**The problem:** Drop every picture, then transcribe the remaining data exactly.

>> Start Dataset section

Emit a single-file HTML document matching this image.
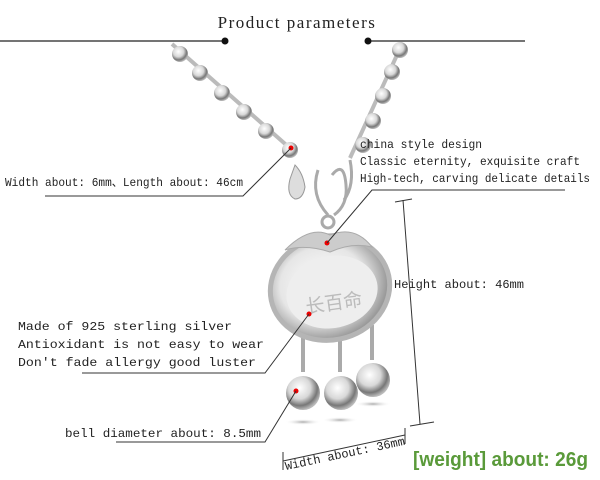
<!DOCTYPE html>
<html><head><meta charset="utf-8"><style>
html,body{margin:0;padding:0;background:#fff;width:600px;height:480px;overflow:hidden}
svg{display:block}
text{font-family:"Liberation Mono","DejaVu Sans Mono",monospace;fill:#222}
</style></head><body>
<svg width="600" height="480" viewBox="0 0 600 480">
<defs>
<radialGradient id="b" cx="40%" cy="35%" r="65%"><stop offset="0" stop-color="#fff"/><stop offset="0.5" stop-color="#d8d8d8"/><stop offset="0.8" stop-color="#777"/><stop offset="1" stop-color="#bbb"/></radialGradient>
<radialGradient id="p" cx="45%" cy="45%" r="60%"><stop offset="0" stop-color="#fff"/><stop offset="0.6" stop-color="#e6e6e6"/><stop offset="0.9" stop-color="#999"/><stop offset="1" stop-color="#ccc"/></radialGradient>
<radialGradient id="sh" cx="50%" cy="50%" r="50%"><stop offset="0" stop-color="#aaa"/><stop offset="1" stop-color="#fff" stop-opacity="0"/></radialGradient>
</defs>
<text x="297" y="28" font-size="17" text-anchor="middle" style="font-family:'Liberation Serif',serif" letter-spacing="1.5">Product parameters</text>
<line x1="0" y1="41" x2="225" y2="41" stroke="#222" stroke-width="1.2"/><circle cx="225" cy="41" r="3.5" fill="#111"/>
<line x1="368" y1="41" x2="525" y2="41" stroke="#222" stroke-width="1.2"/><circle cx="368" cy="41" r="3.5" fill="#111"/>
<line x1="172" y1="44" x2="292" y2="150" stroke="#bbb" stroke-width="4"/>
<line x1="402" y1="44" x2="350" y2="158" stroke="#bbb" stroke-width="4"/>
<g fill="url(#b)">
<circle cx="180" cy="54" r="8"/><circle cx="200" cy="73" r="8"/><circle cx="222" cy="93" r="8"/><circle cx="244" cy="112" r="8"/><circle cx="266" cy="131" r="8"/><circle cx="290" cy="150" r="8"/>
<circle cx="400" cy="50" r="8"/><circle cx="392" cy="72" r="8"/><circle cx="383" cy="96" r="8"/><circle cx="373" cy="121" r="8"/><circle cx="363" cy="145" r="8"/>
</g>
<circle cx="291" cy="148" r="2.5" fill="#e00"/>
<path d="M295 165 q8 8 10 22 q-2 12 -10 12 q-9 -4 -5 -20 z" fill="#ddd" stroke="#999"/>
<path d="M318 170 q-8 25 10 45 M332 175 q12 -15 14 10 q2 20 -12 30" fill="none" stroke="#aaa" stroke-width="3"/>
<path d="M350 160 q5 25 -6 40" fill="none" stroke="#aaa" stroke-width="3"/>
<circle cx="328" cy="222" r="6" fill="none" stroke="#aaa" stroke-width="3"/>
<line x1="303" y1="372" x2="303" y2="330" stroke="#aaa" stroke-width="4"/><line x1="340" y1="372" x2="340" y2="330" stroke="#aaa" stroke-width="4"/><line x1="372" y1="360" x2="372" y2="325" stroke="#aaa" stroke-width="4"/>
<ellipse cx="330" cy="288" rx="60" ry="52" fill="url(#p)" stroke="#b5b5b5" stroke-width="5" transform="rotate(-12 330 288)"/>
<ellipse cx="332" cy="292" rx="46" ry="36" fill="#eee" transform="rotate(-12 332 292)"/>
<path d="M285 250 q25 -25 45 -15 q25 -10 42 12 q-20 -5 -42 5 q-25 -8 -45 -2z" fill="#ccc" stroke="#aaa"/>
<text x="305" y="310" font-size="19" style="fill:#bbb;font-family:'Noto Sans CJK SC',sans-serif" transform="rotate(-8 330 300)">长百命</text>
<circle cx="327" cy="243" r="2.5" fill="#e00"/><circle cx="309" cy="314" r="2.5" fill="#e00"/>
<ellipse cx="303" cy="422" rx="18" ry="3" fill="url(#sh)"/><ellipse cx="340" cy="420" rx="18" ry="3" fill="url(#sh)"/><ellipse cx="373" cy="404" rx="18" ry="3" fill="url(#sh)"/>
<circle cx="303" cy="393" r="17" fill="url(#b)"/><circle cx="341" cy="393" r="17" fill="url(#b)"/><circle cx="373" cy="380" r="17" fill="url(#b)"/>
<circle cx="296" cy="391" r="2.5" fill="#e00"/>
<g font-size="12">
<text x="5" y="186" textLength="238" lengthAdjust="spacingAndGlyphs">Width about: 6mm、Length about: 46cm</text>
<text x="360" y="148" textLength="122" lengthAdjust="spacingAndGlyphs">china style design</text>
<text x="360" y="165" textLength="220" lengthAdjust="spacingAndGlyphs">Classic eternity, exquisite craft</text>
<text x="360" y="182" textLength="230" lengthAdjust="spacingAndGlyphs">High-tech, carving delicate details</text>
<text x="394" y="288" textLength="130" lengthAdjust="spacingAndGlyphs">Height about: 46mm</text>
<text x="18" y="330" textLength="214" lengthAdjust="spacingAndGlyphs">Made of 925 sterling silver</text>
<text x="18" y="348" textLength="246" lengthAdjust="spacingAndGlyphs">Antioxidant is not easy to wear</text>
<text x="18" y="366" textLength="238" lengthAdjust="spacingAndGlyphs">Don't fade allergy good luster</text>
<text x="65" y="437" textLength="196" lengthAdjust="spacingAndGlyphs">bell diameter about: 8.5mm</text>
<text transform="translate(286,470) rotate(-12)" textLength="122" lengthAdjust="spacingAndGlyphs">Width about: 36mm</text>
</g>
<g stroke="#333" stroke-width="1" fill="none">
<polyline points="45,196 243,196 291,148"/>
<polyline points="565,190 372,190 327,243"/>
<polyline points="82,373 265,373 309,314"/>
<polyline points="116,442 265,442 296,391"/>
<line x1="403" y1="200" x2="420" y2="424"/><line x1="395" y1="202" x2="412" y2="199"/><line x1="410" y1="426" x2="434" y2="422"/>
<line x1="283" y1="461" x2="405" y2="435"/><line x1="283" y1="452" x2="283" y2="470"/><line x1="405" y1="428" x2="405" y2="444"/>
</g>
<text x="413" y="466" font-size="20" font-weight="bold" textLength="175" lengthAdjust="spacingAndGlyphs" style="font-family:'Liberation Sans',sans-serif;fill:#5a9a3a;stroke:#fff;stroke-width:0.6;paint-order:stroke">[weight] about: 26g</text>
</svg>
</body></html>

>> End Dataset section

**Full response:**
Emit a single-file HTML document matching this image.
<!DOCTYPE html>
<html><head><meta charset="utf-8"><style>
html,body{margin:0;padding:0;background:#fff;width:600px;height:480px;overflow:hidden}
svg{display:block}
text{font-family:"Liberation Mono","DejaVu Sans Mono",monospace;fill:#222}
</style></head><body>
<svg width="600" height="480" viewBox="0 0 600 480">
<defs>
<radialGradient id="b" cx="40%" cy="35%" r="65%"><stop offset="0" stop-color="#fff"/><stop offset="0.5" stop-color="#d8d8d8"/><stop offset="0.8" stop-color="#777"/><stop offset="1" stop-color="#bbb"/></radialGradient>
<radialGradient id="p" cx="45%" cy="45%" r="60%"><stop offset="0" stop-color="#fff"/><stop offset="0.6" stop-color="#e6e6e6"/><stop offset="0.9" stop-color="#999"/><stop offset="1" stop-color="#ccc"/></radialGradient>
<radialGradient id="sh" cx="50%" cy="50%" r="50%"><stop offset="0" stop-color="#aaa"/><stop offset="1" stop-color="#fff" stop-opacity="0"/></radialGradient>
</defs>
<text x="297" y="28" font-size="17" text-anchor="middle" style="font-family:'Liberation Serif',serif" letter-spacing="1.5">Product parameters</text>
<line x1="0" y1="41" x2="225" y2="41" stroke="#222" stroke-width="1.2"/><circle cx="225" cy="41" r="3.5" fill="#111"/>
<line x1="368" y1="41" x2="525" y2="41" stroke="#222" stroke-width="1.2"/><circle cx="368" cy="41" r="3.5" fill="#111"/>
<line x1="172" y1="44" x2="292" y2="150" stroke="#bbb" stroke-width="4"/>
<line x1="402" y1="44" x2="350" y2="158" stroke="#bbb" stroke-width="4"/>
<g fill="url(#b)">
<circle cx="180" cy="54" r="8"/><circle cx="200" cy="73" r="8"/><circle cx="222" cy="93" r="8"/><circle cx="244" cy="112" r="8"/><circle cx="266" cy="131" r="8"/><circle cx="290" cy="150" r="8"/>
<circle cx="400" cy="50" r="8"/><circle cx="392" cy="72" r="8"/><circle cx="383" cy="96" r="8"/><circle cx="373" cy="121" r="8"/><circle cx="363" cy="145" r="8"/>
</g>
<circle cx="291" cy="148" r="2.5" fill="#e00"/>
<path d="M295 165 q8 8 10 22 q-2 12 -10 12 q-9 -4 -5 -20 z" fill="#ddd" stroke="#999"/>
<path d="M318 170 q-8 25 10 45 M332 175 q12 -15 14 10 q2 20 -12 30" fill="none" stroke="#aaa" stroke-width="3"/>
<path d="M350 160 q5 25 -6 40" fill="none" stroke="#aaa" stroke-width="3"/>
<circle cx="328" cy="222" r="6" fill="none" stroke="#aaa" stroke-width="3"/>
<line x1="303" y1="372" x2="303" y2="330" stroke="#aaa" stroke-width="4"/><line x1="340" y1="372" x2="340" y2="330" stroke="#aaa" stroke-width="4"/><line x1="372" y1="360" x2="372" y2="325" stroke="#aaa" stroke-width="4"/>
<ellipse cx="330" cy="288" rx="60" ry="52" fill="url(#p)" stroke="#b5b5b5" stroke-width="5" transform="rotate(-12 330 288)"/>
<ellipse cx="332" cy="292" rx="46" ry="36" fill="#eee" transform="rotate(-12 332 292)"/>
<path d="M285 250 q25 -25 45 -15 q25 -10 42 12 q-20 -5 -42 5 q-25 -8 -45 -2z" fill="#ccc" stroke="#aaa"/>
<text x="305" y="310" font-size="19" style="fill:#bbb;font-family:'Noto Sans CJK SC',sans-serif" transform="rotate(-8 330 300)">长百命</text>
<circle cx="327" cy="243" r="2.5" fill="#e00"/><circle cx="309" cy="314" r="2.5" fill="#e00"/>
<ellipse cx="303" cy="422" rx="18" ry="3" fill="url(#sh)"/><ellipse cx="340" cy="420" rx="18" ry="3" fill="url(#sh)"/><ellipse cx="373" cy="404" rx="18" ry="3" fill="url(#sh)"/>
<circle cx="303" cy="393" r="17" fill="url(#b)"/><circle cx="341" cy="393" r="17" fill="url(#b)"/><circle cx="373" cy="380" r="17" fill="url(#b)"/>
<circle cx="296" cy="391" r="2.5" fill="#e00"/>
<g font-size="12">
<text x="5" y="186" textLength="238" lengthAdjust="spacingAndGlyphs">Width about: 6mm、Length about: 46cm</text>
<text x="360" y="148" textLength="122" lengthAdjust="spacingAndGlyphs">china style design</text>
<text x="360" y="165" textLength="220" lengthAdjust="spacingAndGlyphs">Classic eternity, exquisite craft</text>
<text x="360" y="182" textLength="230" lengthAdjust="spacingAndGlyphs">High-tech, carving delicate details</text>
<text x="394" y="288" textLength="130" lengthAdjust="spacingAndGlyphs">Height about: 46mm</text>
<text x="18" y="330" textLength="214" lengthAdjust="spacingAndGlyphs">Made of 925 sterling silver</text>
<text x="18" y="348" textLength="246" lengthAdjust="spacingAndGlyphs">Antioxidant is not easy to wear</text>
<text x="18" y="366" textLength="238" lengthAdjust="spacingAndGlyphs">Don't fade allergy good luster</text>
<text x="65" y="437" textLength="196" lengthAdjust="spacingAndGlyphs">bell diameter about: 8.5mm</text>
<text transform="translate(286,470) rotate(-12)" textLength="122" lengthAdjust="spacingAndGlyphs">Width about: 36mm</text>
</g>
<g stroke="#333" stroke-width="1" fill="none">
<polyline points="45,196 243,196 291,148"/>
<polyline points="565,190 372,190 327,243"/>
<polyline points="82,373 265,373 309,314"/>
<polyline points="116,442 265,442 296,391"/>
<line x1="403" y1="200" x2="420" y2="424"/><line x1="395" y1="202" x2="412" y2="199"/><line x1="410" y1="426" x2="434" y2="422"/>
<line x1="283" y1="461" x2="405" y2="435"/><line x1="283" y1="452" x2="283" y2="470"/><line x1="405" y1="428" x2="405" y2="444"/>
</g>
<text x="413" y="466" font-size="20" font-weight="bold" textLength="175" lengthAdjust="spacingAndGlyphs" style="font-family:'Liberation Sans',sans-serif;fill:#5a9a3a;stroke:#fff;stroke-width:0.6;paint-order:stroke">[weight] about: 26g</text>
</svg>
</body></html>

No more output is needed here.